Listening to these people talk about their love for horses and the continuous fight to keep the stables for themselves gives a whole other layer to previous interactions in the movie with the actual actors/characters. Besides, I now understand and forgive the fact that some scenes featuring non-actors feel a bit bland. Idris Elba plays the father role extremely well, but Caleb McLaughlin - 19-years-old already - steals the spotlight with an emotionally powerful performance that demanded more from him physically than expected. His character follows the usual arc of a young teen who needs to learn important life lessons through hard work and tough love. Everyone else offers decent displays, but the cast doesn't overcome the real issues with the film.

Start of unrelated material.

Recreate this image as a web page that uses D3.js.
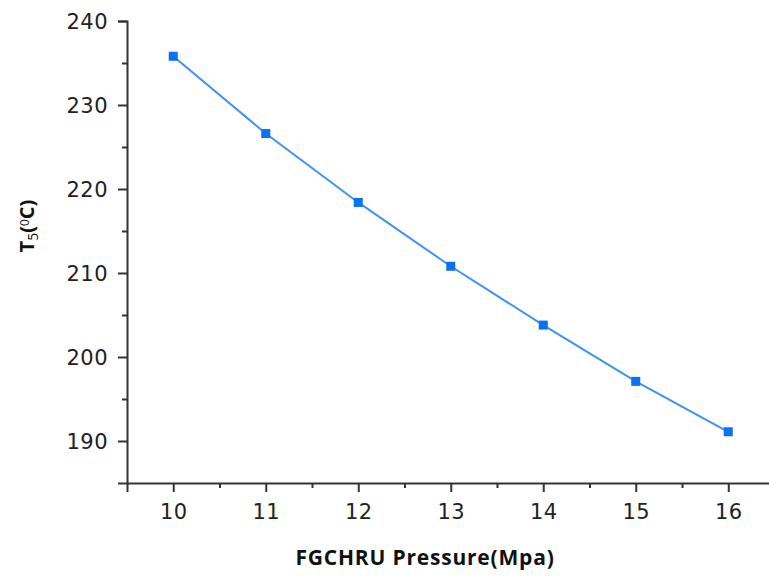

An uninteresting, cliche drug business subplot drags the entire movie, gradually and negatively affecting the film's already slow pacing. Throughout the runtime, the viewers are constantly moved from the main storyline to this side narrative that doesn't even impact the outcome of the movie, partially removing impact from subsequent plot points. Walser's screenplay follows a generic storytelling method, relying heavily on the cast's ability to give more energy to each scene, which doesn't occur often. Technically, Minka Farthing-Kohl's cinematography adds to the murky aesthetic, but the camera work is a tad too shaky for my taste. Luke Ciarrocchi's editing could be better - many choppy transitions from scene to scene. Sweet score from Kevin Matley.

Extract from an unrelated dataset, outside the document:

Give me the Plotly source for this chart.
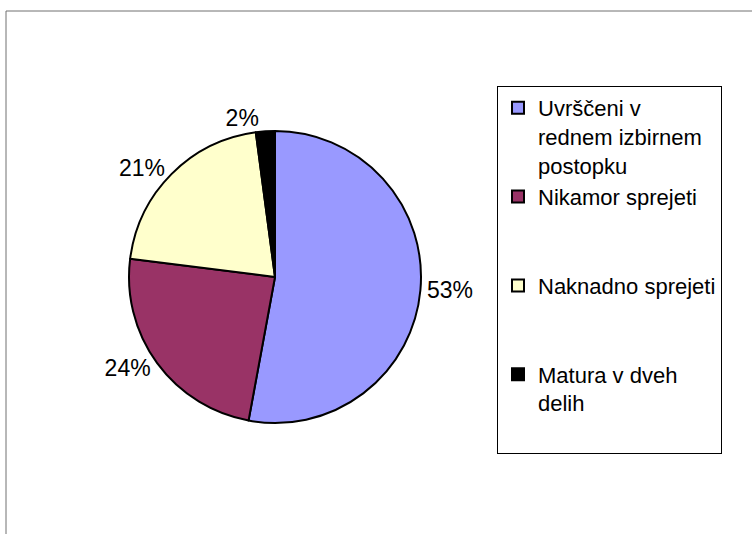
import plotly.graph_objects as go

categories = ["Uvrščeni v<br>rednem izbirnem<br>postopku",
              "Nikamor sprejeti<br> <br> ",
              "Naknadno sprejeti<br> <br> ",
              "Matura v dveh<br>delih<br> "]
values = [52.9, 24.1, 20.9, 2.1]
colors = ["#9999FF", "#993366", "#FFFFCC", "#000000"]

W, H = 752, 534
cx, cy, r = 275, 277, 146

fig = go.Figure(go.Pie(
    labels=categories,
    values=values,
    sort=False,
    direction="clockwise",
    rotation=0,
    marker=dict(colors=colors, line=dict(color="black", width=2)),
    textposition="outside",
    texttemplate="%{percent:.0%}",
    textfont=dict(size=23, color="black", family="Liberation Sans, Arial"),
    domain=dict(x=[(cx - r) / W, (cx + r) / W],
                y=[(H - cy - r) / H, (H - cy + r) / H]),
    hoverinfo="label+percent",
))

fig.update_layout(
    width=W, height=H,
    margin=dict(l=0, r=0, t=0, b=0),
    paper_bgcolor="white",
    plot_bgcolor="white",
    font=dict(family="Liberation Sans, Arial", size=22, color="black"),
    showlegend=True,
    legend=dict(
        x=497 / W, y=1 - 86 / H, xanchor="left", yanchor="top",
        bordercolor="black", borderwidth=1, bgcolor="white",
        valign="top",
        font=dict(size=22, color="black", family="Liberation Sans, Arial"),
    ),
    shapes=[
        dict(type="line", xref="paper", yref="paper",
             x0=6 / W, x1=1, y0=1 - 11 / H, y1=1 - 11 / H,
             line=dict(color="#707070", width=1)),
        dict(type="line", xref="paper", yref="paper",
             x0=6 / W, x1=6 / W, y0=0, y1=1 - 11 / H,
             line=dict(color="#707070", width=1)),
    ],
)

fig.write_html("out.html",
               config={"displayModeBar": False},
               post_script="document.body.style.margin='0';document.body.style.padding='0';")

Concrete Cowboy holds a formulaic, unsurprising coming-of-age story that could have been more captivating had it focused on the main narrative. For the millionth time, a cliche subplot involving a drug business negatively impacts the film's purposefully steady pacing, as well as the overall interest in the primary storyline. Nevertheless, Ricky Staub proves to be a committed director with a clear vision, bringing real-life Philadelphia cowboys to the movie, who added much-needed authenticity. Caleb McLaughlin is outstanding as a generic yet compelling young protagonist, while Idris Elba plays the demanding father role well. Despite some issues with some choppy editing and shaky camera work, it's an overall well-produced Netflix flick to watch during the weekend.